## STATED PROBLEM
An exact copy of all the data is required, with pictures left out.

== EXERCISE INPUT ==

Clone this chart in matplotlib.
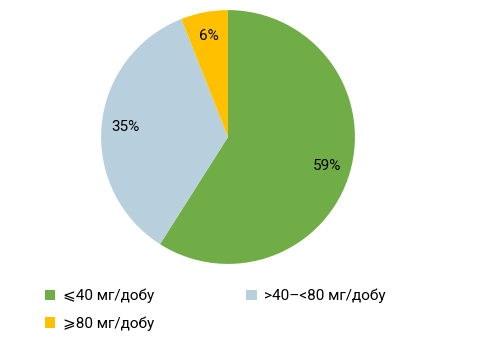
import matplotlib
matplotlib.use("Agg")
import matplotlib.pyplot as plt
from matplotlib.patches import Patch

labels = ["⩽40 мг/добу", ">40–<80 мг/добу", "⩾80 мг/добу"]
values = [59, 35, 6]
colors = ["#70AD47", "#B8D0DD", "#FFC000"]

plt.rcParams['font.family'] = ['Roboto', 'DejaVu Sans']

fig = plt.figure(figsize=(4.78, 3.54), dpi=100)
w, h = 0.531, 0.7175
ax = fig.add_axes([0.477 - w / 2, 0.613 - h / 2, w, h])
wedges, texts, autotexts = ax.pie(values, colors=colors, startangle=90, counterclock=False,
                                  autopct=lambda p: f"{p:.0f}%", pctdistance=0.81,
                                  textprops=dict(fontsize=11, color="black"))
ax.set_xlim(-1, 1)
ax.set_ylim(-1, 1)
ax.set_aspect('equal')

handles = [Patch(facecolor=c, edgecolor='none') for c in colors]
order = [0, 2, 1]
leg = fig.legend([handles[i] for i in order], [labels[i] for i in order],
                 ncol=2, loc='upper left', bbox_to_anchor=(0.0645, 0.223),
                 frameon=False, fontsize=11, handlelength=0.7, handleheight=0.7,
                 handletextpad=0.5, columnspacing=6.0, labelspacing=0.85)
fig.savefig("out.png", dpi=100, facecolor="white")
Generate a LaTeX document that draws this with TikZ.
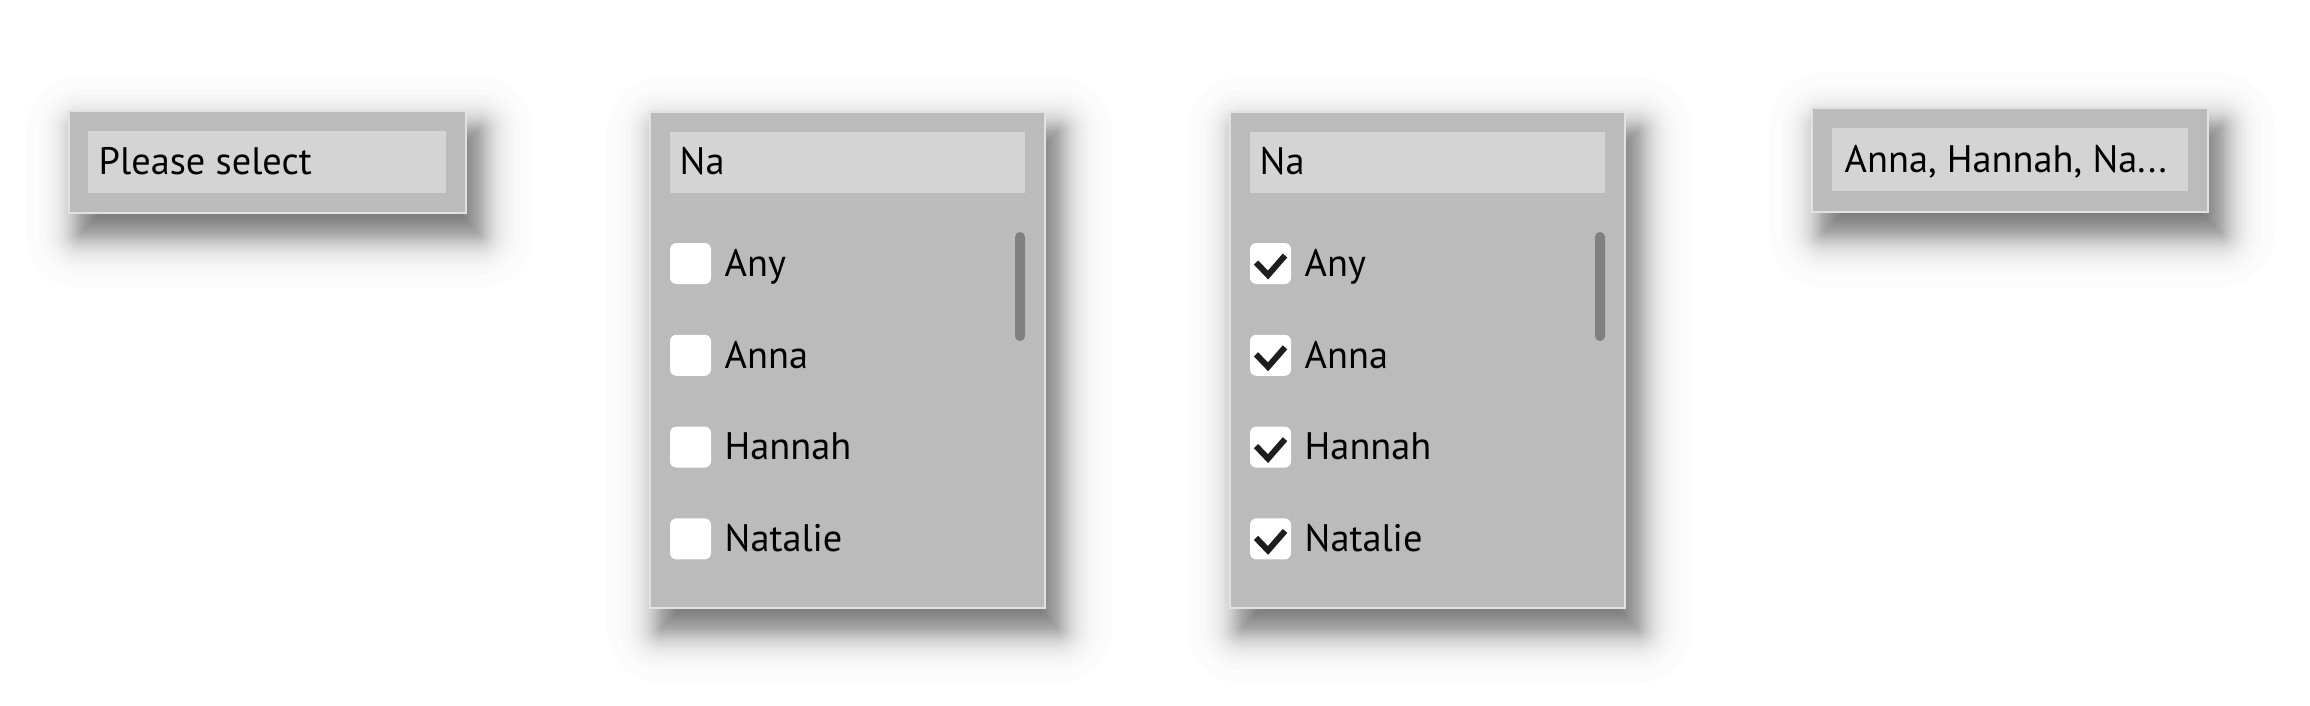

===

## COMPLETED TASK
Clone this chart in matplotlib.
import matplotlib
matplotlib.use("Agg")
import matplotlib.pyplot as plt
from matplotlib.patches import Patch

labels = ["⩽40 мг/добу", ">40–<80 мг/добу", "⩾80 мг/добу"]
values = [59, 35, 6]
colors = ["#70AD47", "#B8D0DD", "#FFC000"]

plt.rcParams['font.family'] = ['Roboto', 'DejaVu Sans']

fig = plt.figure(figsize=(4.78, 3.54), dpi=100)
w, h = 0.531, 0.7175
ax = fig.add_axes([0.477 - w / 2, 0.613 - h / 2, w, h])
wedges, texts, autotexts = ax.pie(values, colors=colors, startangle=90, counterclock=False,
                                  autopct=lambda p: f"{p:.0f}%", pctdistance=0.81,
                                  textprops=dict(fontsize=11, color="black"))
ax.set_xlim(-1, 1)
ax.set_ylim(-1, 1)
ax.set_aspect('equal')

handles = [Patch(facecolor=c, edgecolor='none') for c in colors]
order = [0, 2, 1]
leg = fig.legend([handles[i] for i in order], [labels[i] for i in order],
                 ncol=2, loc='upper left', bbox_to_anchor=(0.0645, 0.223),
                 frameon=False, fontsize=11, handlelength=0.7, handleheight=0.7,
                 handletextpad=0.5, columnspacing=6.0, labelspacing=0.85)
fig.savefig("out.png", dpi=100, facecolor="white")
Generate a LaTeX document that draws this with TikZ.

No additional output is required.